By 1978, the loose underground community had matured into verifiable scene, and Howie and the 415 team knew it. This zenith offered a wide berth to musical subgenres, from hardcore punk to ska-influenced bands, rockabilly and synthesizers. 415 Records was the big tent for all of them, each treated reverentially and promoted with equal devotion and gusto.

Rather than being an artifact of nostalgia, the Still Disturbing the Peace compilation — the cornerstone of Liberation Hall’s 415 Records reissue rollout — demands the listener marvel at the inventiveness, originality, expansiveness and muscle of 415’s bands. The carefully curated cuts selected from among the progenitors of new-wave era San Francisco remind us that while every era breeds its own cultural signifiers and tropes, lasting art knows that time stamps are a joke. These young (at the time) bands perform with a strident clarity, conviction and truthfulness that is as evident today as the day they were recorded.

About Liberation Hall:

Liberation Hall, an effort to keep the spirit of the original Rhino Records alive, is owned and operated by Rhino alumni. Label President/COO Arny Schorr places a high value on interesting and rare CD and vinyl releases by heritage artists and, as was the case at Rhino, the DVD focus is on classic and cult films, live performances and outstanding television performances from TV’s golden age.

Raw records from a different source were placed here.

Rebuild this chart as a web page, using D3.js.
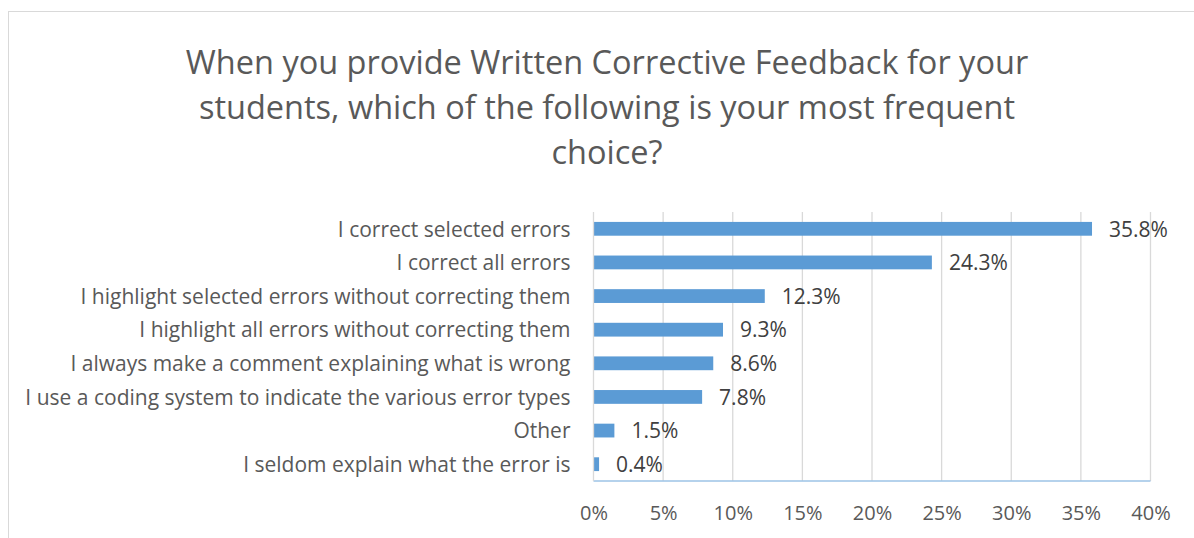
<!DOCTYPE html>
<html><head><meta charset="utf-8">
<script src="https://cdn.jsdelivr.net/npm/d3@7"></script>
<style>body{margin:0;background:#fff;} text{font-family:"Open Sans",sans-serif;}</style>
</head><body>
<svg id="c" width="1194" height="538"></svg>
<script>
const titleLines = ["When you provide Written Corrective Feedback for your","students, which of the following is your most frequent","choice?"];
const categories = ["I correct selected errors","I correct all errors","I highlight selected errors without correcting them","I highlight all errors without correcting them","I always make a comment explaining what is wrong","I use a coding system to indicate the various error types","Other","I seldom explain what the error is"];
const values = [35.8,24.3,12.3,9.3,8.6,7.8,1.5,0.4];
const xTicks = [0,5,10,15,20,25,30,35,40];

const svg = d3.select("#c");
svg.append("rect").attr("x",8.5).attr("y",11.5).attr("width",1200).attr("height",600).attr("fill","#fff").attr("stroke","#d9d9d9");

const m = {l:593.5, r:1150.5, t:212, b:481};
const x = d3.scaleLinear().domain([0,40]).range([m.l,m.r]);
const y = d3.scaleBand().domain(categories).range([m.t,m.b]).paddingInner(0.59).paddingOuter(0.295);

svg.append("g").selectAll("text").data(titleLines).join("text")
  .attr("x",607).attr("y",(d,i)=>74+i*45).attr("text-anchor","middle")
  .attr("fill","#595959").style("font-size","32.5px").text(d=>d);

const grid = svg.append("g");
grid.selectAll("line").data(xTicks.slice(1)).join("line")
  .attr("x1",d=>x(d)).attr("x2",d=>x(d)).attr("y1",m.t).attr("y2",m.b)
  .attr("stroke","#d9d9d9").attr("stroke-width",1.3);

svg.append("g").selectAll("rect").data(values).join("rect")
  .attr("x",x(0)).attr("y",(d,i)=>y(categories[i]))
  .attr("width",d=>x(d)-x(0)).attr("height",y.bandwidth())
  .attr("fill","#5b9bd5");

svg.append("line").attr("x1",m.l).attr("x2",m.r).attr("y1",m.b).attr("y2",m.b).attr("stroke","#9dc3e6").attr("stroke-width",1.5);
svg.append("line").attr("x1",m.l).attr("x2",m.l).attr("y1",m.t).attr("y2",m.b).attr("stroke","#d9d9d9").attr("stroke-width",1.3);

svg.append("g").selectAll("text").data(values).join("text")
  .attr("x",d=>x(d)+17).attr("y",(d,i)=>y(categories[i])+y.bandwidth()/2).attr("dy","0.37em")
  .attr("fill","#404040").style("font-size","21px").text(d=>d.toFixed(1)+"%");

const yAxis = d3.axisLeft(y).tickSize(0).tickPadding(23);
const ya = svg.append("g").attr("transform",`translate(${m.l},0)`).call(yAxis);
ya.select(".domain").remove();
ya.selectAll("text").attr("fill","#595959").attr("dy","0.37em").style("font-size","21px").style("font-family","'Open Sans',sans-serif");

const xAxis = d3.axisBottom(x).tickValues(xTicks).tickSize(0).tickPadding(25).tickFormat(d=>d+"%");
const xa = svg.append("g").attr("transform",`translate(0,${m.b})`).call(xAxis);
xa.select(".domain").remove();
xa.selectAll("text").attr("fill","#595959").style("font-size","20px").style("font-family","'Open Sans',sans-serif");
</script>
</body></html>
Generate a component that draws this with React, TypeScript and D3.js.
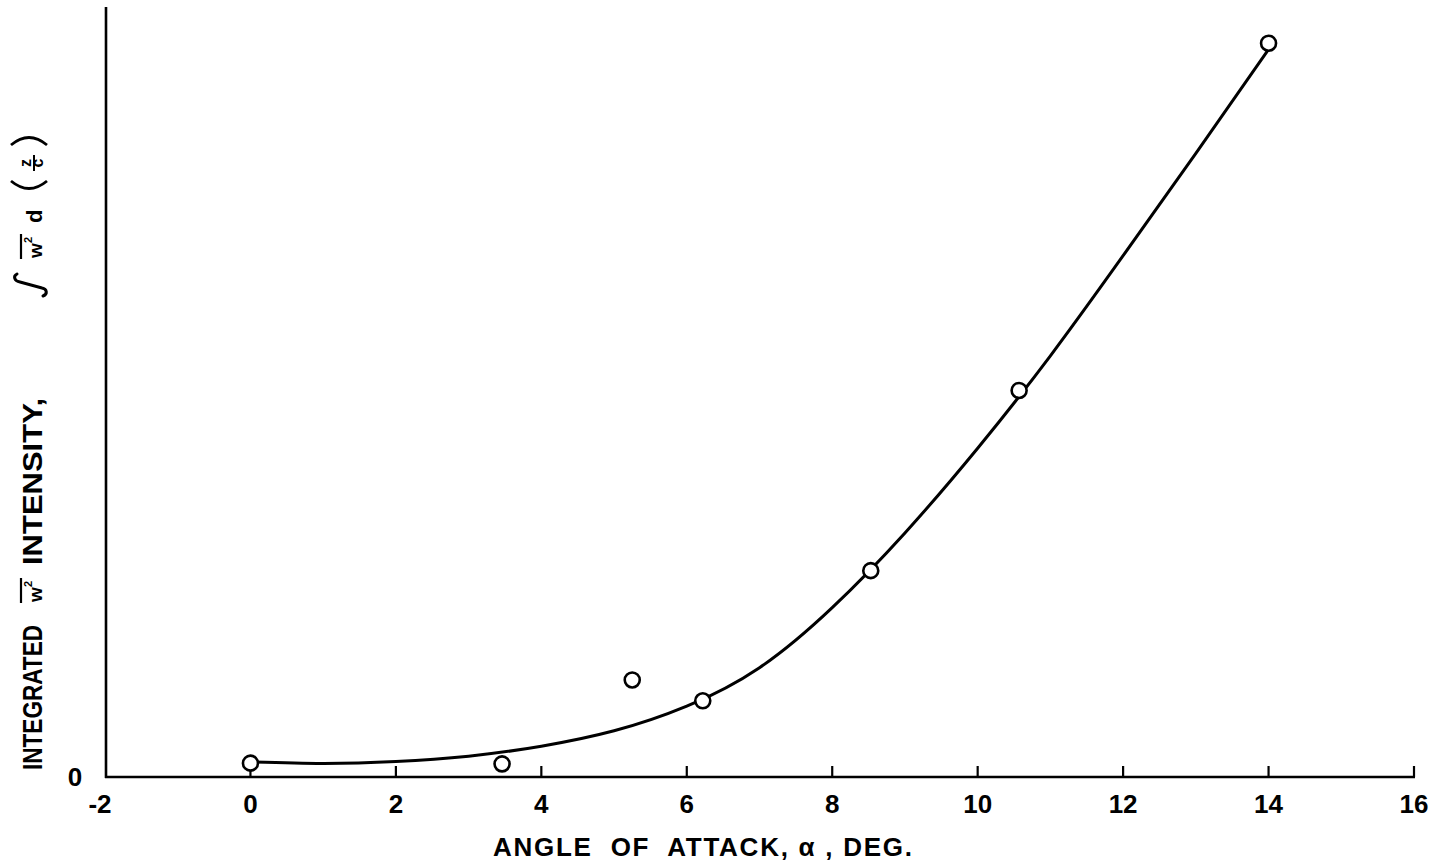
import React from "react";
import * as d3 from "d3";

const W = 1437;
const H = 867;

// measured points: angle of attack (deg) vs integrated w^2 intensity (arbitrary units)
const pointAlpha = [0, 3.46, 5.25, 6.22, 8.53, 10.57, 14.0];
const pointValue = [0.18, 0.17, 1.26, 0.99, 2.68, 5.02, 9.53];

// faired curve
const curveAlpha = [0, 1, 2, 3, 4, 5, 6, 7, 8, 9, 10, 11, 12, 13, 14];
const curveValue = [0.195, 0.175, 0.2, 0.27, 0.4, 0.6, 0.92, 1.42, 2.2, 3.17, 4.27, 5.47, 6.77, 8.1, 9.45];

const xTicks = [-2, 0, 2, 4, 6, 8, 10, 12, 14, 16];
const xTickLabels = ["-2", "0", "2", "4", "6", "8", "10", "12", "14", "16"];

const FONT = "'Liberation Sans', Arial, sans-serif";

function WBar({ at }: { at: number }) {
  return (
    <g transform={`translate(${at},0)`}>
      <text x={1} y={0} fontSize={19} fontWeight="bold">w</text>
      <text x={16} y={-10} fontSize={11} fontWeight="bold">2</text>
      <line x1={0} x2={25} y1={-21} y2={-21} stroke="#000" strokeWidth={2.2} />
    </g>
  );
}

export default function App() {
  const x = d3.scaleLinear().domain([-2, 16]).range([105, 1414]);
  const y = d3.scaleLinear().domain([0, 10]).range([777, 7]);

  const line = d3
    .line<number>()
    .x((_, i) => x(curveAlpha[i]))
    .y((d) => y(d))
    .curve(d3.curveNatural);

  const x0 = x(-2);
  const yBase = y(0);

  return (
    <svg
      width={W}
      height={H}
      style={{ position: "absolute", left: 0, top: 0, background: "#fff" }}
      fontFamily={FONT}
    >
      <rect width={W} height={H} fill="#fff" />
      {/* axes */}
      <line x1={x0} y1={yBase} x2={x(16) + 1} y2={yBase} stroke="#000" strokeWidth={2.6} />
      <line x1={x0 + 1} y1={yBase + 1} x2={x0 + 1} y2={y(10)} stroke="#000" strokeWidth={2.6} />
      {xTicks.slice(1).map((t) => (
        <line key={t} x1={x(t)} x2={x(t)} y1={yBase} y2={yBase - 11} stroke="#000" strokeWidth={2.2} />
      ))}
      {xTicks.map((t, i) => (
        <text
          key={t}
          x={x(t) - (t < 0 ? 5 : 0)}
          y={813}
          textAnchor="middle"
          fontSize={26}
          fontWeight="bold"
        >
          {xTickLabels[i]}
        </text>
      ))}
      <text x={75} y={786} textAnchor="middle" fontSize={26} fontWeight="bold">
        0
      </text>

      {/* x label */}
      <text
        x={493}
        y={856}
        fontSize={26}
        fontWeight="bold"
        textLength={419}
        lengthAdjust="spacing"
        style={{ whiteSpace: "pre" }}
      >
        {"ANGLE  OF  ATTACK, α , DEG."}
      </text>

      {/* y label */}
      <g transform="translate(42,0) rotate(-90)" fontWeight="bold">
        <text x={-770} y={0} fontSize={27} textLength={145} lengthAdjust="spacingAndGlyphs">
          INTEGRATED
        </text>
        <WBar at={-603} />
        <text x={-565} y={0} fontSize={27} textLength={167} lengthAdjust="spacingAndGlyphs">
          INTENSITY,
        </text>
        <path
          d="M -296,1 C -294,6 -289,5 -288,0 L -282,-22 C -281,-28 -276,-29 -274,-25"
          fill="none"
          stroke="#000"
          strokeWidth={3}
          strokeLinecap="round"
        />
        <WBar at={-259} />
        <text x={-223} y={0} fontSize={22}>d</text>
        <g>
          <path d="M -181,-31 Q -196,-13 -181,5" fill="none" stroke="#000" strokeWidth={2.8} />
          <text x={-163} y={-11} fontSize={16} textAnchor="middle">z</text>
          <line x1={-171} x2={-155} y1={-8} y2={-8} stroke="#000" strokeWidth={2} />
          <text x={-163} y={1} fontSize={16} textAnchor="middle">c</text>
          <path d="M -145,-31 Q -130,-13 -145,5" fill="none" stroke="#000" strokeWidth={2.8} />
        </g>
      </g>

      {/* curve */}
      <path d={line(curveValue) || ""} fill="none" stroke="#000" strokeWidth={3} />

      {/* points */}
      {pointValue.map((v, i) => (
        <circle
          key={i}
          cx={x(pointAlpha[i])}
          cy={y(v)}
          r={7.5}
          fill="#fff"
          stroke="#000"
          strokeWidth={2.6}
        />
      ))}
    </svg>
  );
}
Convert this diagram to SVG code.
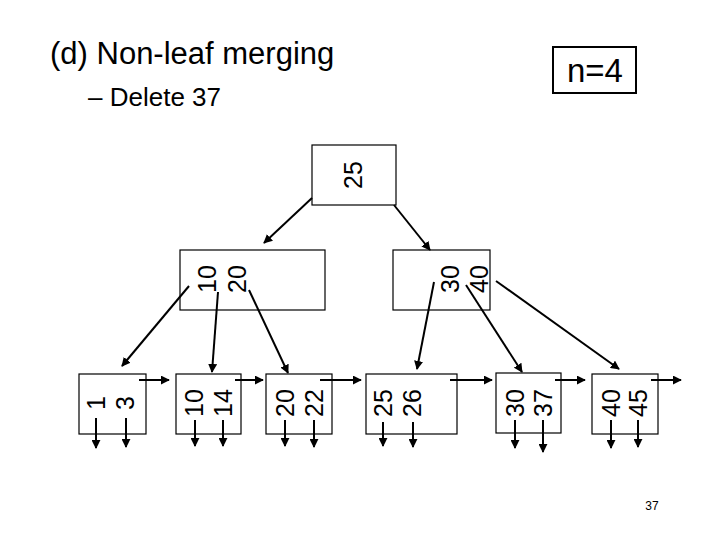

Liberation Hall recently completed its first production, Brown Eyed Handsome Man, a documentary film which defines Chuck Berry’s undeniable impact on rock ’n’ roll. You’ll see full performances from the Beatles, Rolling Stones, Bruce Springsteen, Tom Petty, Jimi Hendrix and more, honoring the man they agree started it all. The program initially aired on PBS as a pledge item and continues to appear on PBS stations.